My moment of clarity came when the OT proclaimed that the exercises we do with him every day at home will make the biggest difference, over time. “I can throw ideas out to you all day,” he said. Yes, I thought. I’m sure you can. But a million frenetic ideas won’t help as much as three or four good ones. So I figured if we can implement the suggestions he has already made, it may do Jack more good than coming to his office once a week and enduring the word vomit that emits from the OT pretty much constantly.
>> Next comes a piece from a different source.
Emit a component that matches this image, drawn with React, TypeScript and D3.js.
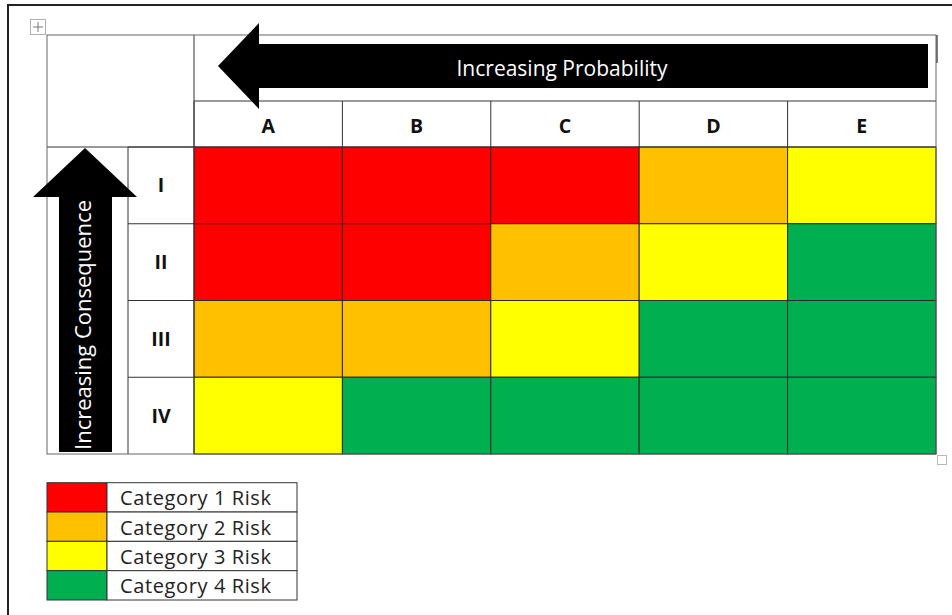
import React from "react";
import * as d3 from "d3";

const probabilities = ["A", "B", "C", "D", "E"];
const consequences = ["I", "II", "III", "IV"];
// risk category per consequence row, per probability column
const riskRowI = [1, 1, 1, 2, 3];
const riskRowII = [1, 1, 2, 3, 4];
const riskRowIII = [2, 2, 3, 4, 4];
const riskRowIV = [3, 4, 4, 4, 4];
const riskRows = [riskRowI, riskRowII, riskRowIII, riskRowIV];
const categories = [1, 2, 3, 4];
const categoryLabels = ["Category 1 Risk", "Category 2 Risk", "Category 3 Risk", "Category 4 Risk"];
const categoryColors = ["#FF0000", "#FFC000", "#FFFF00", "#00B050"];

const W = 952;
const H = 615;
const FONT = "'Open Sans', Lato, sans-serif";

export default function App() {
  const x = d3.scaleBand<string>().domain(probabilities).range([194, 936]).padding(0);
  const y = d3.scaleBand<string>().domain(consequences).range([147, 454]).padding(0);
  const color = d3.scaleOrdinal<number, string>().domain(categories).range(categoryColors);
  const ly = d3.scaleBand<number>().domain(categories).range([482.7, 600]).padding(0);

  const tableLeft = 47, tableTop = 35, tableRight = 936, tableBottom = 454;
  const arrowColRight = 128, cornerRight = 194, hdr1Bottom = 101, hdr2Bottom = 147;

  const cells: { r: string; c: string; v: number }[] = [];
  riskRows.forEach((row, i) => row.forEach((v, j) => cells.push({ r: consequences[i], c: probabilities[j], v })));

  const line = d3.line();
  const hArrow = line([
    [218, 66], [259, 23], [259, 44], [928, 44], [928, 88], [259, 88], [259, 109], [218, 66],
  ]) + "Z";
  const vArrow = line([
    [85, 148], [137, 197], [112, 197], [112, 452], [59, 452], [59, 197], [33, 197], [85, 148],
  ]) + "Z";

  return (
    <svg width={W} height={H} style={{ position: "absolute", left: 0, top: 0, display: "block", background: "#fff" }}>
      {/* page frame */}
      <line x1={8} y1={5} x2={W} y2={5} stroke="#222" strokeWidth={2} />
      <line x1={8} y1={4} x2={8} y2={H} stroke="#222" strokeWidth={2} />

      {/* move handle */}
      <rect x={30.5} y={19.5} width={15} height={15} fill="#fff" stroke="#b0b0b0" />
      <g stroke="#777" strokeWidth={1}>
        <line x1={33} y1={27} x2={43} y2={27} />
        <line x1={38} y1={22} x2={38} y2={32} />
      </g>

      {/* header white cells */}
      <rect x={tableLeft} y={tableTop} width={tableRight - tableLeft} height={hdr2Bottom - tableTop} fill="#fff" />

      {/* risk cells */}
      {cells.map((d, i) => (
        <rect key={i} x={x(d.c)} y={y(d.r)} width={x.bandwidth()} height={y.bandwidth()} fill={color(d.v)} stroke="#2a2a2a" strokeWidth={1} />
      ))}

      {/* grid lines for header / left columns */}
      <g stroke="#333" strokeWidth={1} fill="none">
        <line x1={cornerRight} y1={hdr1Bottom} x2={tableRight} y2={hdr1Bottom} />
        <line x1={tableLeft} y1={hdr2Bottom} x2={tableRight} y2={hdr2Bottom} />
        {probabilities.map((p) => (
          <line key={p} x1={x(p)} y1={hdr1Bottom} x2={x(p)} y2={hdr2Bottom} />
        ))}
        <line x1={cornerRight} y1={tableTop} x2={cornerRight} y2={tableBottom} />
        <line x1={arrowColRight} y1={hdr2Bottom} x2={arrowColRight} y2={tableBottom} />
        {consequences.map((c) => (
          <line key={c} x1={arrowColRight} y1={y(c)} x2={cornerRight} y2={y(c)} />
        ))}
      </g>
      <rect x={tableLeft} y={tableTop} width={tableRight - tableLeft} height={tableBottom - tableTop} fill="none" stroke="#666" strokeWidth={1} />
      <line x1={937} y1={35} x2={937} y2={63} stroke="#555" strokeWidth={1.5} />

      {/* arrows */}
      <path d={hArrow} fill="#000" />
      <text x={562} y={76} fill="#fff" fontFamily={FONT} fontSize={21} textAnchor="middle" textLength={211} lengthAdjust="spacing">Increasing Probability</text>
      <path d={vArrow} fill="#000" />
      <text transform="translate(91,325) rotate(-90)" fill="#fff" fontFamily={FONT} fontSize={22} textAnchor="middle" textLength={250} lengthAdjust="spacing">Increasing Consequence</text>

      {/* column labels */}
      {probabilities.map((p) => (
        <text key={p} x={(x(p) as number) + x.bandwidth() / 2} y={133} fontFamily={FONT} fontWeight={700} fontSize={19.5} textAnchor="middle" fill="#111">{p}</text>
      ))}
      {/* row labels */}
      {consequences.map((c) => (
        <text key={c} x={161} y={(y(c) as number) + y.bandwidth() / 2 + 7} fontFamily={FONT} fontWeight={700} fontSize={19.5} textAnchor="middle" fill="#111">{c}</text>
      ))}

      {/* resize handle */}
      <rect x={937.5} y={455.5} width={9} height={9} fill="#fff" stroke="#b8b8b8" />

      {/* legend */}
      {categories.map((k, i) => (
        <g key={k}>
          <rect x={47} y={ly(k)} width={60} height={ly.bandwidth()} fill={color(k)} stroke="#333" strokeWidth={1} />
          <rect x={107} y={ly(k)} width={190} height={ly.bandwidth()} fill="#fff" stroke="#333" strokeWidth={1} />
          <text x={120} y={(ly(k) as number) + ly.bandwidth() / 2 + 8} fontFamily={FONT} fontSize={20} fill="#222" textLength={151} lengthAdjust="spacing">{categoryLabels[i]}</text>
        </g>
      ))}
    </svg>
  );
}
And here are a few other things we noticed. When the OT talked about the concrete-objective stage in cognitive development, I said, “Oh, from Piaget.” And he looked surprised. He seemed to have the idea that parents are not very smart, and that we have to be convinced to do things correctly. He also said something at one point about “forcing” kids to do things they don’t like. I understand that things like brushing teeth and putting a coat on when it’s cold are often things we have to cajole our kids into doing. But if Jack doesn’t like OT, fears it, talks about it when we’re not there like it’s a danger, that’s not a good thing.
We have been on this road long enough, and have worked with enough therapists, that I can get a pretty good sense pretty quickly whether a given relationship is going to work out. The best therapists and teachers for Jack have been those who have not only put him at ease, but have reassured us, as well. Those who have helped us to learn how to help Jack without making us feel like we’re horrible parents and doing it wrong. This guy may have a great reputation, and I’ve heard he’s very effective with a lot of kids. But I don’t think Jack is one of those kids.
And this brings me to my final point. We are seeking help from an OT because he is an expert on autism. But Brian and I are experts on Jack. And if our expertise and experience are not included in the discussion, we need to look elsewhere.
On the flip side, last week, we also toured the school where Jack will attend Kindergarten in the fall, in a full-day autism program. The director there showed us around the school, and the classroom where Jack will spend a lot of time next year. While we were there, one of the kids got upset, and Brian’s hackles went up. “Jack doesn’t do well if he’s pushed too hard,” he told her. “He’ll only get upset and shut down.” The director nodded and said, “We have found that every kid is different. And every kid needs a different approach to help him or her learn effectively.” Another moment of clarity.
Add to that the school’s mascot is the Owl. The one who sees in the dark. And Jack’s current favorite animal in the universe. And a symbol I often associate with my mom. Oh. Things are looking up.